Wibbly Wobbly Time Wimey: Reviewing ‘Strange Academy’ #14
by Scott Redmond
Overview
‘Strange Academy’ continues to grow out its main cast and plots while finding ways to touch various elements and realms of the Marvel Universe in organic and interesting ways. This artistic team truly makes the world of these kids and the Marvel Universe a magical looking place, presenting the magic school that you truly want to go enroll in right now.
Overall
9/10Within the Marvel Universe, messing with or even poking at the timeline is a thing that has been known to have pretty constant disastrous results. Entire apocalyptic timelines have been spun off because one person makes a different choice (hello What If? Stories) or makes a massive change to the established order.
Unfortunately for one member of the Strange Academy student body, just glimpsing one of those potential futures was enough to wreck them.
Things have been in a lot of flux for the Academy students since the end of the last big arc, what with their headmaster Stephen Strange being murdered (The Death of Doctor Strange mini-event).

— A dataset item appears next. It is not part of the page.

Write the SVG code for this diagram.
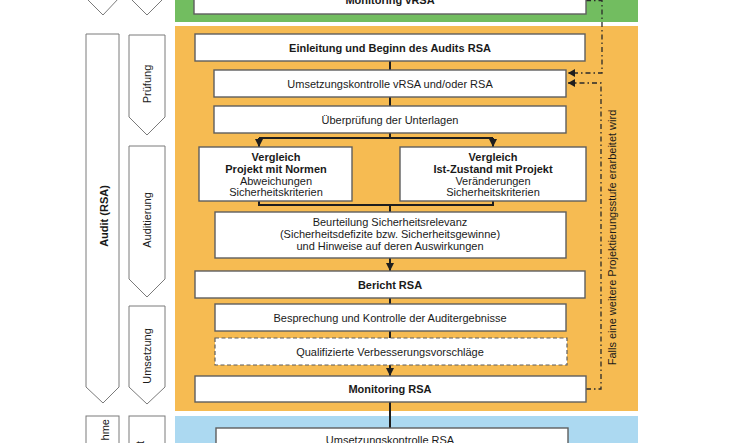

Much like the last issue this massive event isn’t even touched on here, as these issues seem to be threading the needle of continuity likely waiting for the event to finish before definitively tackling this change (outside of the one-shot tie-in issue).
Skottie Young has been juggling a lot of plot balls in the air since this series began, and one of them was how various characters have talked about the threat that Doyle Dormammu could be. There was even talk early on about a prophecy surrounding him. Using the magical ability to witness timeline events as a tool to finally have Doyle himself be confronted with this possibility was a nice move. Especially since it allowed for a brief look at the Strange Academy kids as fully grown adults (a rarity for most teenage characters in ongoing comic book worlds) but also a brief return to the fan-favorite ‘Age of Apocalypse’ universe.
Time travel or time manipulation is often just a thing the hero characters do without any thought to what happens afterward. Thus it was nice to see Emily here very much question the fact that the heroes seem to be fine intervening when it’s to their benefit while letting stuff that happens to others go on as “the natural order.” It could just be a throwaway type line, something Young wanted to poke at, or it could very well have something to do wherever this Doyle story goes next.
Every issue is just a delight to dive into because Humberto Ramos, Edgar Delgado, and Clayton Cowles bring such a vivid shadowy fun but scary life to this magical title. It takes a certain kind of artist to be able to seamlessly weave between the more fun and lighthearted moments and the emotionally taxing deep hard moments, sometimes doing them at exactly the same time. Ramos is one of those artists, and his art just adds so much to any book that he’s part of as it’s got a fun unrealistic tone to it on the edges yet also feels so deep and real like it could pop off the page or drag you into the world.
As noted in previous reviews, Delgado helps bring things up in this book with the dance of bright popping colors, muted colors, and shadows that can be found here. As I said there are a lot of heavy moments amongst the more fun ones, and the tone that is struck with Delgado’s colors makes those moments even clearer. There are many things that stood out, but one of them was how the night scenes seemed truly like night while the night scenes in an area like New Orleans proper were spot on for how a lit-up city makes the night seem. Reality is not a must for comics, but when those right elements can be hit to make something feel more ‘real’ it’s a great thing.
Cowles brings his own energy to the book, making sure that the lettering reflects the personalities of the characters as well as the magical elements of this book. It would have been simple to just do standard fonts and bubbles for all the characters, but that’s not what we get here. Tons of characters have distinct looks to their dialogue, even when it is similar, making it unique to them. Alongside the bright and fun popping SFX, it just adds to the book’s overall mood.
Real quickly, the designs that are here for what each of the main students looks like as adults are just so awesome looking. Natural evolutions to their current looks or based upon their personalities/origins.
Strange Academy #14 is now on sale in print and digitally from Marvel Comics.